To conclude, Fraggle Rock, is a mirror we can hold up to ourselves, to understand the reality in which we ‘silly creatures’ live. It portrays the importance of enlightenment, through references to Plato’s cave. Knowledge must be sought out and disseminated to all. You cannot remain sitting on the floor of the cave watching the shadows on the wall, while you know that there is a world outside waiting to be discovered. The character of Traveling Matt embraces this idea in Fraggle Rock. He leaves the rest of his Fraggle friends to "dance their cares away" as he ventures into 'outer-space'. In this vein, we cannot sit back and accept that the dreamworld of consumer society is the only way to spend our time outside the home.

The spaces of the consumer dreamworld are private spaces, such as shopping malls, or semi-private shopping streets in a city centre. Increasingly, we are spending more and more of time in these types of spaces. It is easy to "dance our cares away" in spaces such as a shopping mall.
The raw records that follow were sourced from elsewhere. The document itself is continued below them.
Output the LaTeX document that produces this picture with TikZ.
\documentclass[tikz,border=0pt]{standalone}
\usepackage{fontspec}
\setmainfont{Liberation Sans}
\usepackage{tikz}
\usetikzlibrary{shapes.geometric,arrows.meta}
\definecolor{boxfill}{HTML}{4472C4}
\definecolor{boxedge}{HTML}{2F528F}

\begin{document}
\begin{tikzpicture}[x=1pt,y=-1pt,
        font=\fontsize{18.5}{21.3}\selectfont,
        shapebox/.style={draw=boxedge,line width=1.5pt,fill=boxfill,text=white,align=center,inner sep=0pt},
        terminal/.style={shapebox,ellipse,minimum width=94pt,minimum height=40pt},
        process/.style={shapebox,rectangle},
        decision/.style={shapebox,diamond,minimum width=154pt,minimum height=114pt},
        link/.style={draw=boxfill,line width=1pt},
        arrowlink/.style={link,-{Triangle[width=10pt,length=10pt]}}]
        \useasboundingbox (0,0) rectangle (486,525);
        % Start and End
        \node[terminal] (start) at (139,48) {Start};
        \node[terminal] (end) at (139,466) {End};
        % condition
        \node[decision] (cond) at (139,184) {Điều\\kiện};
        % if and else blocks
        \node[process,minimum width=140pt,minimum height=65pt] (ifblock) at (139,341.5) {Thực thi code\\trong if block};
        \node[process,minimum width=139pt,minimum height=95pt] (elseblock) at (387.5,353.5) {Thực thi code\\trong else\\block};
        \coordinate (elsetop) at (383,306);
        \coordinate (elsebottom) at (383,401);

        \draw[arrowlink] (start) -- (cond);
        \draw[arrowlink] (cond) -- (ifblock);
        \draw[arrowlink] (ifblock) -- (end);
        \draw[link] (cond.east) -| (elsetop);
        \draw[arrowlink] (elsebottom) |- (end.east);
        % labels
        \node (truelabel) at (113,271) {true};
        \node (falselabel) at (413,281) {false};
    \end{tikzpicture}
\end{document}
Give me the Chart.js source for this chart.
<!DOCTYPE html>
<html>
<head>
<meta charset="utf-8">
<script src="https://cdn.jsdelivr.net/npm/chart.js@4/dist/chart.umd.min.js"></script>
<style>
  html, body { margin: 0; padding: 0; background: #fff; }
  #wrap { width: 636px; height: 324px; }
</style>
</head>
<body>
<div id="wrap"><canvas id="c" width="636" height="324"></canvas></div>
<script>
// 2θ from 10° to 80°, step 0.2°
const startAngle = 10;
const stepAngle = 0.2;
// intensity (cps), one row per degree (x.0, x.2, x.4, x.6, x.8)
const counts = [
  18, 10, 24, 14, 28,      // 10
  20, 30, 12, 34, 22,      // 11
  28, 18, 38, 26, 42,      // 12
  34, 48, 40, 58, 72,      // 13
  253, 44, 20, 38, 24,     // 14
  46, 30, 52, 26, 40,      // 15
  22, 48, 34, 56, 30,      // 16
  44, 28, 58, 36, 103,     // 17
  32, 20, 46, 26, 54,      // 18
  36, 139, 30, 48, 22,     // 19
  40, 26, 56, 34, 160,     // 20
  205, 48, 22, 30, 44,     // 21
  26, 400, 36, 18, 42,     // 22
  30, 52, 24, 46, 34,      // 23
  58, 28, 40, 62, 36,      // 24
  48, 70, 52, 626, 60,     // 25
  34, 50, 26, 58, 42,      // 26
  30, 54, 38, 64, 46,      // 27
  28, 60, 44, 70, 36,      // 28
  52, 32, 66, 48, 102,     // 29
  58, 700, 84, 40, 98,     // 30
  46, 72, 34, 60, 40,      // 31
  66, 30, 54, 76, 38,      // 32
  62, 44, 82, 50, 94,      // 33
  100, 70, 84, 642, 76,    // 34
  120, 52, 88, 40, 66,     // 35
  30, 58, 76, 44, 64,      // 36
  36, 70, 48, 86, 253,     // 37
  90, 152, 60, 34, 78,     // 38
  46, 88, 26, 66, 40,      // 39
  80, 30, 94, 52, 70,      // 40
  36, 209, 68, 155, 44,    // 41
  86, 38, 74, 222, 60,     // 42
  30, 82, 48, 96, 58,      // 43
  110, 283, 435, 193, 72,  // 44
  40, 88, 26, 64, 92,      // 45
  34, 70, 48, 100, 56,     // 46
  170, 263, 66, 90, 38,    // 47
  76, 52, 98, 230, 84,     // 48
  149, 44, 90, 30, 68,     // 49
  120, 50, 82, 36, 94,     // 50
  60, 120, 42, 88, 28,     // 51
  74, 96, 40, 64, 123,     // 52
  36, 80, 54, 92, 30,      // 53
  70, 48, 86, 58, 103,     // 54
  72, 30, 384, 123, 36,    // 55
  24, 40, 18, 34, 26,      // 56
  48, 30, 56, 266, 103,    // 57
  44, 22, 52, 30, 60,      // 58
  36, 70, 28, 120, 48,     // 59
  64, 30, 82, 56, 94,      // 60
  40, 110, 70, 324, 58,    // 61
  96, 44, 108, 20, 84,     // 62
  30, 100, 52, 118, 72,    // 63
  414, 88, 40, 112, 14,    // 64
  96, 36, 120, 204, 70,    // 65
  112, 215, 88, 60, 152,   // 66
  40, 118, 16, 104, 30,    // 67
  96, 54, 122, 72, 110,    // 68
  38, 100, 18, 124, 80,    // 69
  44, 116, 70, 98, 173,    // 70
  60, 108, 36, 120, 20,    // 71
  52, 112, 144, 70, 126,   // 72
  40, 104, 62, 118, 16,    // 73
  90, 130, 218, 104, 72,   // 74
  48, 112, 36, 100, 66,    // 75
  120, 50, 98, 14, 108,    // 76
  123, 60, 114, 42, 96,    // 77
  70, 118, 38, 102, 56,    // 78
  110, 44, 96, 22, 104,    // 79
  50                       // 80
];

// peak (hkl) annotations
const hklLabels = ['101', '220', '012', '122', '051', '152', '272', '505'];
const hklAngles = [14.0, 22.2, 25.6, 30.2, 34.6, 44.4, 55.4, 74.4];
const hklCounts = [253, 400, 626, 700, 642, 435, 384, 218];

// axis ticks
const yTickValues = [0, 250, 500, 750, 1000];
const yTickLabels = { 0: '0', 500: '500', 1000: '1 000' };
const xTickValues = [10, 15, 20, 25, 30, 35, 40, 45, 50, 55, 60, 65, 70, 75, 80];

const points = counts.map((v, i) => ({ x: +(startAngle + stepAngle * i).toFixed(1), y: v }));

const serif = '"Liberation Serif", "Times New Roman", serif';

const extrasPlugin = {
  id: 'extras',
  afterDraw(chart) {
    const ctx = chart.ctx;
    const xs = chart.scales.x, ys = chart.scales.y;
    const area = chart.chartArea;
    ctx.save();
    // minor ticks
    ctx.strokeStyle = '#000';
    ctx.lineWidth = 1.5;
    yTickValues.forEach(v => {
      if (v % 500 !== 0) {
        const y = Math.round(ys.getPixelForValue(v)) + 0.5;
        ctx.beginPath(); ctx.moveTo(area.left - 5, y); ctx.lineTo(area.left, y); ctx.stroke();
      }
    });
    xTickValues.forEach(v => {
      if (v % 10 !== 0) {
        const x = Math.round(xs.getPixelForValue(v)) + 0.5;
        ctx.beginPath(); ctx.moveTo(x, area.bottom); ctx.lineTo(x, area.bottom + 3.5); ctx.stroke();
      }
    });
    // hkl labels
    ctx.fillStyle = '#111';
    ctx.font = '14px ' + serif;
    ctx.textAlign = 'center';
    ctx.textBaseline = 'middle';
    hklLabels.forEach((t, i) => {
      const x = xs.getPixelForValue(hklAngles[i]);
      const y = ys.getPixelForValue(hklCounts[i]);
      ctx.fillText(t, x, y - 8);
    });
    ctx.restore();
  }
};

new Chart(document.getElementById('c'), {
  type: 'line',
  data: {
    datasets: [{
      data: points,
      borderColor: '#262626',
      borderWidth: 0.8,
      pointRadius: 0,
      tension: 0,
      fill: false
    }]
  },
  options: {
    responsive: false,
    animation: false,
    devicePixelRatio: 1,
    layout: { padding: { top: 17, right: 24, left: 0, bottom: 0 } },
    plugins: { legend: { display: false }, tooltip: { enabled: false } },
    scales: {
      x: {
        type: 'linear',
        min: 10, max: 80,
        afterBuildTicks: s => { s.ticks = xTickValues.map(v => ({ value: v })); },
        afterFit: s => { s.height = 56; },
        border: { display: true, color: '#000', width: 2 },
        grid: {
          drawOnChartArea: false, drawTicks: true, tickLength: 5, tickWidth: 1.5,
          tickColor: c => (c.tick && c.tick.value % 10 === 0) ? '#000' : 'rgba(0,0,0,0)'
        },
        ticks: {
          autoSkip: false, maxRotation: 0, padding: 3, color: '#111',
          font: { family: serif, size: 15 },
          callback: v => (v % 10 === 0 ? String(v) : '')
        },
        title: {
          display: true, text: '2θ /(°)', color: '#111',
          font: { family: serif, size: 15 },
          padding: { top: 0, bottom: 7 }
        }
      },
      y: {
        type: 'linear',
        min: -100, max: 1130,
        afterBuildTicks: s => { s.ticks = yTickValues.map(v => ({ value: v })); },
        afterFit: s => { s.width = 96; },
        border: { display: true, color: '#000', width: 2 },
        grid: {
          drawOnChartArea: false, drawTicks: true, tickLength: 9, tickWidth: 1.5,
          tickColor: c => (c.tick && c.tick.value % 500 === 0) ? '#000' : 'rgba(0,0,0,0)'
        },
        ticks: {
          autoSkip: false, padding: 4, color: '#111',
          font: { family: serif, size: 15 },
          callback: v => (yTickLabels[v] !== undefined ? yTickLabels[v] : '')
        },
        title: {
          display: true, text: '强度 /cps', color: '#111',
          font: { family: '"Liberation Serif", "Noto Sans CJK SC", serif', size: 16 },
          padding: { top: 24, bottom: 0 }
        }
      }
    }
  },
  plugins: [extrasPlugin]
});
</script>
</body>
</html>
The "cares" and "worries" of urban life are removed, such as homelessness, begging, and drug abuse. The shopping mall gives the illusion of being public space, yet it is heavily regulated shopping cave. This is why urban planning needs to focus attention on the public spaces of downtown. They need to be strenghened to retain a public urban reality which is not just based on shopping. Our downtown areas need to be places where people come to be urban; to mix with others, and experience the essence of city life. Otherwise we will retreat further and further into the cave, relying on marketers and brand managers to curate and dictate the reality we live in while "we dance our cares away!"